SABMiller bids for Foster’s
Finally! An official offer for Foster’s Group. After what has been the longest rumoured takeover in the history of the brewing industry, SABMiller is the first to come out of the woodwork. At the end of June 2011the world’s number two brewer made an AUD 9.51 billion (USD 10 billion) all-cash takeover offer for Foster’s, which was immediately rejected by Foster’s board. Foster’s thinks the offer undervalues the company.
SAB’s first offer is AUD 4.90 per share – less than Foster’s share price which jumped to AUD 5.14 on the day the offer was made as hedge funds and day traders clamoured to get into the stock, betting that SABMiller will return with a higher offer of at least AUD 5.50 per share.
Australian media say that the Foster’s camp is privately flying a flag of about AUD 5.90 or AUD 6, which implies a middle ground of AUD 5.50 per share.

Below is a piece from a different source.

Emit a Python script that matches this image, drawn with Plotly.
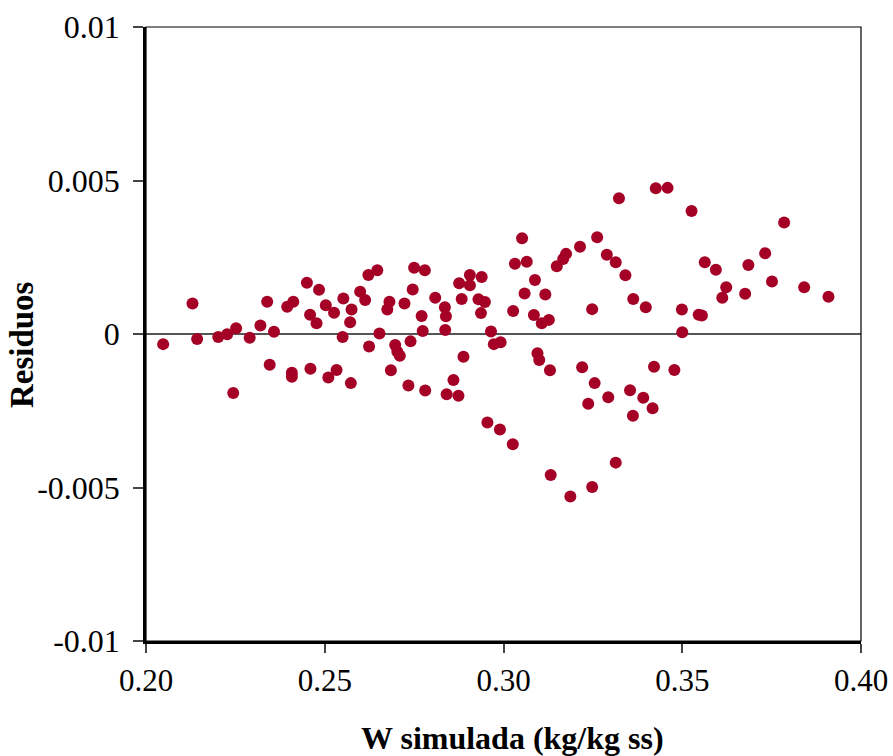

The Foster’s team points to Kirin’s takeover of Lion Nathan in 2009, which represented an EBITDA multiple of 15.6 times and which, if applied to Foster’s, would produce a price close to AUD 6 to support the claim that the offer price is too low.
But the Foster’s board will need to be careful it doesn’t get too greedy given its shareholders have had a horrid time over the past few years and will be looking for an exit - at a decent price.
"We note the rejection of our proposal by the Foster’s board," SABMiller CEO Graham Mackay said tersely in a market briefing. He added: "We seek to continue to engage for the purposes of understanding their perspective on value."
Even if SABMiller is the only bidder for Foster’s, the takeover could still drag on for months. SABMiller will probably wait until August and the release of Foster’s full-year profit figures before deciding whether to increase its bid.
Actually, what SABMiller is offering isn’t peanuts. At an enterprise value of AUD 11.2 billion (equity plus debt), SABMiller’s bid for Foster’s is already at 12.5 times EBITDA. That’s more than Heineken paid for FEMSA in 2010 (11.2 times EBITDA).
In theory, SABMiller could afford such a steep price tag. The brewer’s total debt, currently at 1.5 times SABMiller’s EBITDA, can be raised easily and still not give it too much of a headache.
However, SABMiller cannot afford to pay significantly more without sacrificing its reputation for acquisition discipline. What is more, several of SABMiller’s big shareholders are already quite unhappy with the brewer going after Foster’s. Having previously convinced them that emerging markets are the place to seek growth, SABMiller’s CEO Graham Mackay is having a hard time persuading them that changing tack to mature markets makes more sense.
The question remains of whether Foster’s business warrants such a huge outlay for any predatory brewer. Foster’s may be the market leader in Australia with high profit margins (38 percent as measured in EBIT). But Foster’s market share and volumes have been in decline for some time, which makes Foster’s look like the very definition of a mature business. Also, there are limited opportunities to cut costs at Foster’s.
SABMiller has got to know the Australian market well through its Pacific Beverages joint venture with Coca-Cola Amatil (CCA), so it should have a good idea of the turnaround potential in Foster’s business.
In order to extract itself from the joint venture with CCA, SABMiller has reportedly agreed to pay Coca-Cola Amatil up to AUD 380 million for its stake in the joint venture - provided SABMiller is successful in its bid for Foster’s. Obviously SABMiller will have to factor in that sum in its total expenditure for Foster’s.
Whatever the outcome, it looks like we could be in for a protracted takeover saga.